> [Task details] Your copy of the material must match it exactly, except that pictures are dropped.

========

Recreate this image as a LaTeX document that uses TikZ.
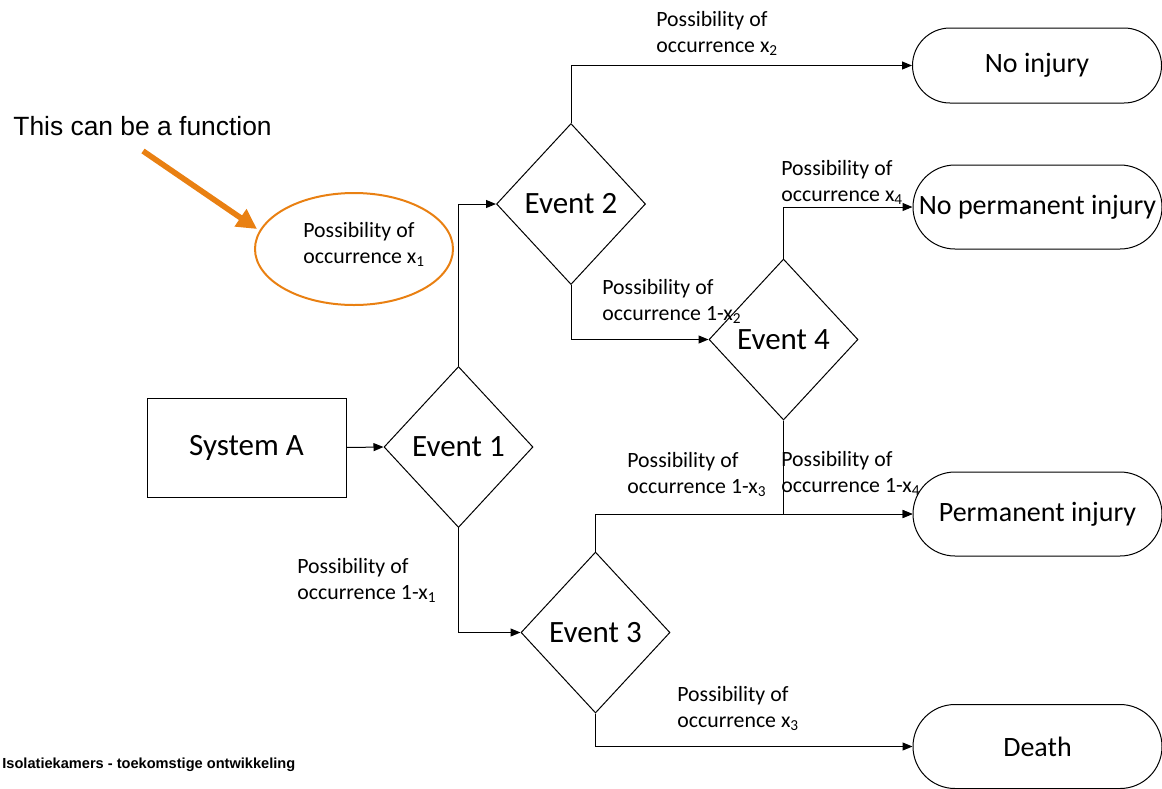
\documentclass[tikz,border=0pt]{standalone}
\usepackage{fontspec}
\setmainfont{Carlito}
\newfontfamily\arialfont{Liberation Sans}
\usetikzlibrary{shapes.geometric,arrows.meta}

\definecolor{accent}{RGB}{233,128,18}

\tikzset{
  link/.style={line width=0.5pt,-{Triangle[length=5pt,width=4pt]}},
  decision/.style={draw,line width=0.5pt,diamond,aspect=0.93,inner sep=0pt,
    minimum width=74.5pt,minimum height=80.5pt,font=\fontsize{15.5}{18}\selectfont},
  outcome/.style={draw,line width=0.5pt,rectangle,rounded corners=21pt,
    minimum width=124.5pt,minimum height=42pt,inner sep=0pt,font=\fontsize{14}{17}\selectfont},
  % anchored at the baseline of the second (last) line
  prob/.style={font=\fontsize{10.9}{12.75}\selectfont,align=left,anchor=base west,inner sep=0pt},
  callout/.style={accent,line width=2.8pt,-{Triangle[length=10pt,width=10pt]}}
}

\begin{document}
\begin{tikzpicture}[x=0.5pt,y=-0.5pt]
\useasboundingbox (0,0) rectangle (1162,788);

% start box and decision points
\node[draw,line width=0.5pt,minimum width=99.5pt,minimum height=49.5pt,inner sep=0pt,
      font=\fontsize{15.5}{18}\selectfont] (sysA) at (246.5,447.5) {System A};
\node[decision] (ev1) at (458.5,447) {Event 1};
\node[decision] (ev2) at (571,204) {Event 2};
\node[decision] (ev4) at (783.5,339.5) {Event 4};
\node[decision] (ev3) at (595.5,632.5) {Event 3};

% outcomes
\node[outcome,minimum height=37.5pt,rounded corners=18.75pt] (noinj) at (1037,65.5) {No injury};
\node[outcome] (noperm) at (1037.5,207) {No permanent injury};
\node[outcome] (perm) at (1037.5,514) {Permanent injury};
\node[outcome] (death) at (1037.5,746.5) {Death};

% branches
\draw[link] (sysA.east) -- (ev1.west);
\draw[link] (ev1.north) |- (ev2.west);
\draw[link] (ev1.south) |- (ev3.west);
\draw[link] (ev2.north) |- (noinj.west);
\draw[link] (ev2.south) |- (ev4.west);
\draw[link] (ev4.north) |- (noperm.west);
\draw[link] (ev4.south) |- (perm.west);
\draw[link] (ev3.north) |- (perm.west);
\draw[link] (ev3.south) |- (death.west);

% branch probabilities
\node[prob] (px2) at (656,52) {Possibility of\\occurrence x\textsubscript{2}};
\node[prob] (px4) at (781,201) {Possibility of\\occurrence x\textsubscript{4}};
\node[prob] (p1x2) at (602,320) {Possibility of\\occurrence 1-x\textsubscript{2}};
\node[prob] (p1x3) at (627,493) {Possibility of\\occurrence 1-x\textsubscript{3}};
\node[prob] (p1x4) at (781,492) {Possibility of\\occurrence 1-x\textsubscript{4}};
\node[prob] (p1x1) at (297,599) {Possibility of\\occurrence 1-x\textsubscript{1}};
\node[prob] (px3) at (677,727) {Possibility of\\occurrence x\textsubscript{3}};

% annotation
\node[draw=accent,line width=1pt,ellipse,minimum width=99pt,minimum height=56pt,inner sep=0pt]
  (ell) at (354,249) {};
\node[prob] (px1) at (303,263) {Possibility of\\occurrence x\textsubscript{1}};
\node[font=\arialfont\fontsize{13.2}{15}\selectfont,anchor=base west,inner sep=0pt]
  (note) at (13,135) {This can be a function};
\coordinate (fnTail) at (143,151);
\coordinate (fnTip) at (257,229);
\draw[callout] (fnTail) -- (fnTip);

% footer
\node[font=\arialfont\bfseries\fontsize{7.3}{9}\selectfont,anchor=base west,inner sep=0pt]
  (footer) at (2,768) {Isolatiekamers - toekomstige ontwikkeling};
\end{tikzpicture}
\end{document}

========

> [The answer]
Recreate this image as a LaTeX document that uses TikZ.
\documentclass[tikz,border=0pt]{standalone}
\usepackage{fontspec}
\setmainfont{Carlito}
\newfontfamily\arialfont{Liberation Sans}
\usetikzlibrary{shapes.geometric,arrows.meta}

\definecolor{accent}{RGB}{233,128,18}

\tikzset{
  link/.style={line width=0.5pt,-{Triangle[length=5pt,width=4pt]}},
  decision/.style={draw,line width=0.5pt,diamond,aspect=0.93,inner sep=0pt,
    minimum width=74.5pt,minimum height=80.5pt,font=\fontsize{15.5}{18}\selectfont},
  outcome/.style={draw,line width=0.5pt,rectangle,rounded corners=21pt,
    minimum width=124.5pt,minimum height=42pt,inner sep=0pt,font=\fontsize{14}{17}\selectfont},
  % anchored at the baseline of the second (last) line
  prob/.style={font=\fontsize{10.9}{12.75}\selectfont,align=left,anchor=base west,inner sep=0pt},
  callout/.style={accent,line width=2.8pt,-{Triangle[length=10pt,width=10pt]}}
}

\begin{document}
\begin{tikzpicture}[x=0.5pt,y=-0.5pt]
\useasboundingbox (0,0) rectangle (1162,788);

% start box and decision points
\node[draw,line width=0.5pt,minimum width=99.5pt,minimum height=49.5pt,inner sep=0pt,
      font=\fontsize{15.5}{18}\selectfont] (sysA) at (246.5,447.5) {System A};
\node[decision] (ev1) at (458.5,447) {Event 1};
\node[decision] (ev2) at (571,204) {Event 2};
\node[decision] (ev4) at (783.5,339.5) {Event 4};
\node[decision] (ev3) at (595.5,632.5) {Event 3};

% outcomes
\node[outcome,minimum height=37.5pt,rounded corners=18.75pt] (noinj) at (1037,65.5) {No injury};
\node[outcome] (noperm) at (1037.5,207) {No permanent injury};
\node[outcome] (perm) at (1037.5,514) {Permanent injury};
\node[outcome] (death) at (1037.5,746.5) {Death};

% branches
\draw[link] (sysA.east) -- (ev1.west);
\draw[link] (ev1.north) |- (ev2.west);
\draw[link] (ev1.south) |- (ev3.west);
\draw[link] (ev2.north) |- (noinj.west);
\draw[link] (ev2.south) |- (ev4.west);
\draw[link] (ev4.north) |- (noperm.west);
\draw[link] (ev4.south) |- (perm.west);
\draw[link] (ev3.north) |- (perm.west);
\draw[link] (ev3.south) |- (death.west);

% branch probabilities
\node[prob] (px2) at (656,52) {Possibility of\\occurrence x\textsubscript{2}};
\node[prob] (px4) at (781,201) {Possibility of\\occurrence x\textsubscript{4}};
\node[prob] (p1x2) at (602,320) {Possibility of\\occurrence 1-x\textsubscript{2}};
\node[prob] (p1x3) at (627,493) {Possibility of\\occurrence 1-x\textsubscript{3}};
\node[prob] (p1x4) at (781,492) {Possibility of\\occurrence 1-x\textsubscript{4}};
\node[prob] (p1x1) at (297,599) {Possibility of\\occurrence 1-x\textsubscript{1}};
\node[prob] (px3) at (677,727) {Possibility of\\occurrence x\textsubscript{3}};

% annotation
\node[draw=accent,line width=1pt,ellipse,minimum width=99pt,minimum height=56pt,inner sep=0pt]
  (ell) at (354,249) {};
\node[prob] (px1) at (303,263) {Possibility of\\occurrence x\textsubscript{1}};
\node[font=\arialfont\fontsize{13.2}{15}\selectfont,anchor=base west,inner sep=0pt]
  (note) at (13,135) {This can be a function};
\coordinate (fnTail) at (143,151);
\coordinate (fnTip) at (257,229);
\draw[callout] (fnTail) -- (fnTip);

% footer
\node[font=\arialfont\bfseries\fontsize{7.3}{9}\selectfont,anchor=base west,inner sep=0pt]
  (footer) at (2,768) {Isolatiekamers - toekomstige ontwikkeling};
\end{tikzpicture}
\end{document}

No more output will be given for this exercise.